Retro Vault is our regular weekly feature in which we dive into gaming's past and share five classic nuggets of retro nostalgia. If you want to catch up on previous Retro Vaults, check out the CVG Retro Vault archive.
August 1981 - Donkey Kong arcade flyer
The story of Donkey Kong is well-known among many gamers, since it's the story of a game that arguably saved the entire industry.
When Nintendo's Radar Scope arcade game was considered a flop, the company found itself with a bunch of unsold cabinets and the very real possibility that it would have to leave the video game business (and dump it alongside its numerous other failed ventures) if its next game wasn't a big hit.
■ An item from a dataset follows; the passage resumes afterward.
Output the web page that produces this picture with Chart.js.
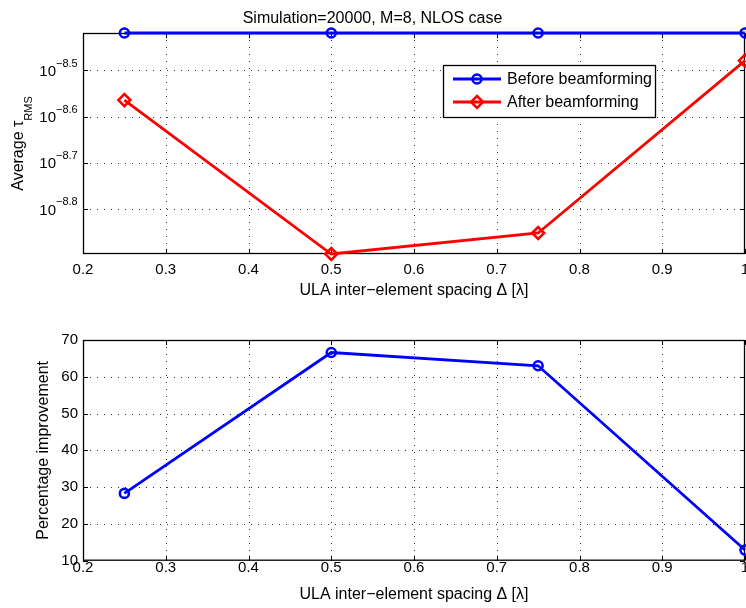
<!DOCTYPE html>
<html>
<head>
<meta charset="utf-8">
<script src="https://cdn.jsdelivr.net/npm/chart.js@4.4.0/dist/chart.umd.min.js"></script>
<style>
  body { margin: 0; background: #fff; }
  #wrap { position: relative; width: 746px; height: 608px; }
  canvas { position: absolute; left: 0; }
</style>
</head>
<body>
<div id="wrap">
  <canvas id="topChart" width="746" height="300" style="top:0"></canvas>
  <canvas id="bottomChart" width="746" height="308" style="top:300px"></canvas>
</div>
<script>
// values
const spacing = [0.25, 0.5, 0.75, 1];
const tauBefore = [3.81e-9, 3.81e-9, 3.81e-9, 3.81e-9];
const tauAfter = [2.73e-9, 1.27e-9, 1.41e-9, 3.32e-9];
const improvement = [28.3, 66.6, 63.0, 12.9];

const xTicks = [0.2, 0.3, 0.4, 0.5, 0.6, 0.7, 0.8, 0.9, 1];
const tauExpTicks = [-8.8, -8.7, -8.6, -8.5];
const improvementTicks = [10, 20, 30, 40, 50, 60, 70];

const FONT = '"Liberation Sans", Arial, Helvetica, sans-serif';
Chart.defaults.font.family = FONT;
Chart.defaults.color = '#000';

function toPoints(ys) {
    return spacing.map((x, i) => ({ x: x, y: ys[i] }));
}

function minus(s) {
    return String(s).replace('-', '\u2212');
}

// grid, box and inner tick marks like matlab
const frame = {
    id: 'frame',
    beforeDatasetsDraw(chart) {
        const { ctx, chartArea: a, scales: { x, y } } = chart;
        ctx.save();
        ctx.lineWidth = 1;
        ctx.strokeStyle = '#333';
        ctx.setLineDash([1, 6]);
        x.ticks.forEach(t => {
            const px = Math.round(x.getPixelForValue(t.value)) + 0.5;
            if (px < a.left + 2 || px > a.right - 2) return;
            ctx.beginPath();
            ctx.moveTo(px, a.top);
            ctx.lineTo(px, a.bottom);
            ctx.stroke();
        });
        y.ticks.forEach(t => {
            const py = Math.round(y.getPixelForValue(t.value)) + 0.5;
            if (py < a.top + 2 || py > a.bottom - 2) return;
            ctx.beginPath();
            ctx.moveTo(a.left, py);
            ctx.lineTo(a.right, py);
            ctx.stroke();
        });
        ctx.setLineDash([]);
        ctx.strokeStyle = '#000';
        const tl = 5;
        x.ticks.forEach(t => {
            const px = Math.round(x.getPixelForValue(t.value)) + 0.5;
            ctx.beginPath();
            ctx.moveTo(px, a.bottom);
            ctx.lineTo(px, a.bottom - tl);
            ctx.moveTo(px, a.top);
            ctx.lineTo(px, a.top + tl);
            ctx.stroke();
        });
        y.ticks.forEach(t => {
            const py = Math.round(y.getPixelForValue(t.value)) + 0.5;
            ctx.beginPath();
            ctx.moveTo(a.left, py);
            ctx.lineTo(a.left + tl, py);
            ctx.moveTo(a.right, py);
            ctx.lineTo(a.right - tl, py);
            ctx.stroke();
        });
        ctx.lineWidth = 1.3;
        ctx.strokeRect(a.left + 0.5, a.top + 0.5, a.right - a.left - 1, a.bottom - a.top - 1);
        ctx.restore();
    }
};

// log tick labels as 10^e and the y title with subscript
const tauLabels = {
    id: 'tauLabels',
    afterDraw(chart) {
        const { ctx, chartArea: a, scales: { y } } = chart;
        ctx.save();
        ctx.fillStyle = '#000';
        y.ticks.forEach(t => {
            const py = y.getPixelForValue(t.value);
            const e = Math.log10(t.value).toFixed(1);
            ctx.font = '15px ' + FONT;
            ctx.textAlign = 'right';
            ctx.textBaseline = 'middle';
            ctx.fillText('10', 56, py + 1);
            ctx.font = '11px ' + FONT;
            ctx.textAlign = 'left';
            ctx.fillText(minus(e), 56, py - 7);
        });

        ctx.translate(0, (a.top + a.bottom) / 2);
        ctx.rotate(-Math.PI / 2);
        ctx.textBaseline = 'alphabetic';
        ctx.textAlign = 'left';
        ctx.font = '16px ' + FONT;
        const main = 'Average \u03c4';
        const w1 = ctx.measureText(main).width;
        ctx.font = '11px ' + FONT;
        const w2 = ctx.measureText('RMS').width;
        const x0 = -(w1 + w2) / 2;
        ctx.font = '16px ' + FONT;
        ctx.fillText(main, x0, 23);
        ctx.font = '11px ' + FONT;
        ctx.fillText('RMS', x0 + w1, 32);
        ctx.restore();
    }
};

// legend box inside the top axes
const boxLegend = {
    id: 'boxLegend',
    afterDraw(chart) {
        const { ctx } = chart;
        const bx = 443, by = 65, bw = 212, bh = 52;
        ctx.save();
        ctx.fillStyle = '#fff';
        ctx.fillRect(bx, by, bw, bh);
        ctx.strokeStyle = '#000';
        ctx.lineWidth = 1.3;
        ctx.strokeRect(bx + 0.5, by + 0.5, bw, bh);
        chart.data.datasets.forEach((ds, i) => {
            const ry = 79 + i * 23;
            ctx.strokeStyle = ds.borderColor;
            ctx.lineWidth = ds.borderWidth;
            ctx.beginPath();
            ctx.moveTo(453, ry);
            ctx.lineTo(501, ry);
            ctx.stroke();
            ctx.lineWidth = ds.pointBorderWidth;
            ctx.beginPath();
            if (ds.pointStyle === 'circle') {
                ctx.arc(477, ry, ds.pointRadius, 0, Math.PI * 2);
            } else {
                const r = ds.pointRadius;
                ctx.moveTo(477, ry - r);
                ctx.lineTo(477 + r, ry);
                ctx.lineTo(477, ry + r);
                ctx.lineTo(477 - r, ry);
                ctx.closePath();
            }
            ctx.stroke();
            ctx.fillStyle = '#000';
            ctx.font = '16px ' + FONT;
            ctx.textAlign = 'left';
            ctx.textBaseline = 'middle';
            ctx.fillText(ds.label, 507, ry + 1);
        });
        ctx.restore();
    }
};

function xScale(tickPad, titlePad, height) {
    return {
        type: 'linear',
        min: 0.2,
        max: 1,
        afterBuildTicks: s => { s.ticks = xTicks.map(v => ({ value: v })); },
        afterFit: s => { s.height = height; s.paddingLeft = 0; s.paddingRight = 0; },
        grid: { display: false, drawTicks: false },
        border: { display: false },
        ticks: {
            padding: tickPad,
            font: { size: 15 },
            maxRotation: 0,
            callback: v => String(v)
        },
        title: {
            display: true,
            text: 'ULA inter\u2212element spacing \u0394 [\u03bb]',
            font: { size: 16 },
            padding: { top: 0, bottom: titlePad }
        }
    };
}

const lineStyle = {
    borderWidth: 2.8,
    pointBorderWidth: 2.6,
    pointBackgroundColor: 'rgba(0,0,0,0)',
    tension: 0,
    clip: false
};

new Chart(document.getElementById('topChart'), {
    type: 'line',
    data: {
        datasets: [
            Object.assign({
                label: 'Before beamforming',
                data: toPoints(tauBefore),
                borderColor: '#0000ff',
                pointBorderColor: '#0000ff',
                pointStyle: 'circle',
                pointRadius: 4.5
            }, lineStyle),
            Object.assign({
                label: 'After beamforming',
                data: toPoints(tauAfter),
                borderColor: '#ff0000',
                pointBorderColor: '#ff0000',
                pointStyle: 'rectRot',
                pointRadius: 6
            }, lineStyle)
        ]
    },
    options: {
        responsive: false,
        animation: false,
        devicePixelRatio: 1,
        layout: { autoPadding: false, padding: { top: 0, right: 1, left: 0, bottom: 0 } },
        plugins: {
            legend: { display: false },
            tooltip: { enabled: false },
            title: {
                display: true,
                text: 'Simulation=20000, M=8, NLOS case',
                font: { size: 16, weight: 'normal' },
                padding: { top: 8.5, bottom: 5.3 }
            }
        },
        scales: {
            x: xScale(7, 0, 46),
            y: {
                type: 'logarithmic',
                min: Math.min(...tauAfter),
                max: Math.max(...tauBefore),
                afterBuildTicks: s => { s.ticks = tauExpTicks.map(e => ({ value: Math.pow(10, e) })); },
                afterFit: s => { s.width = 83; },
                grid: { display: false, drawTicks: false },
                border: { display: false },
                ticks: { display: false }
            }
        }
    },
    plugins: [frame, tauLabels, boxLegend]
});

new Chart(document.getElementById('bottomChart'), {
    type: 'line',
    data: {
        datasets: [
            Object.assign({
                label: 'Percentage improvement',
                data: toPoints(improvement),
                borderColor: '#0000ff',
                pointBorderColor: '#0000ff',
                pointStyle: 'circle',
                pointRadius: 4.5
            }, lineStyle)
        ]
    },
    options: {
        responsive: false,
        animation: false,
        devicePixelRatio: 1,
        layout: { autoPadding: false, padding: { top: 40, right: 1, left: 0, bottom: 0 } },
        plugins: {
            legend: { display: false },
            tooltip: { enabled: false }
        },
        scales: {
            x: xScale(-2, 3.5, 47.3),
            y: {
                type: 'linear',
                min: 10,
                max: 70,
                afterBuildTicks: s => { s.ticks = improvementTicks.map(v => ({ value: v })); },
                afterFit: s => { s.width = 83; },
                grid: { display: false, drawTicks: false },
                border: { display: false },
                ticks: { padding: 5, font: { size: 15 } },
                title: {
                    display: true,
                    text: 'Percentage improvement',
                    font: { size: 16 },
                    padding: { top: 34, bottom: 0 }
                }
            }
        }
    },
    plugins: [frame]
});
</script>
</body>
</html>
Contrary to popular belief, the company didn't just pin all its hopes on young Shigeru Miyamoto on a whim. There was a contest within Nintendo where all employees could submit ideas for games. Miyamoto, an artist who designed the cabinet art for the company's earliest arcade games, submitted his idea and it was chosen as the best of the bunch.
The game was based on Popeye, since Nintendo had already licensed Popeye playing cards in Japan and would therefore be in a good position to gain video game rights. Eventually this plan fell through, but the general concept remained. Bluto was replaced by a giant gorilla called Donkey Kong (Miyamoto's English dictionary translated 'stubborn' as 'donkey', presumably as in 'stubborn as a mule'), and Popeye was replaced with a little chap called Mr Video.
After changing the hero's name to Jumpman, Nintendo sent the Donkey Kong arcade boards to its American warehouse so workers there could swap them into the unsold Radar Scope cabinets. The small Nintendo of America team asked if it could rename Jumpman to Mario (after their angry warehouse landlord), and the Japan HQ agreed. And we all know what happened next.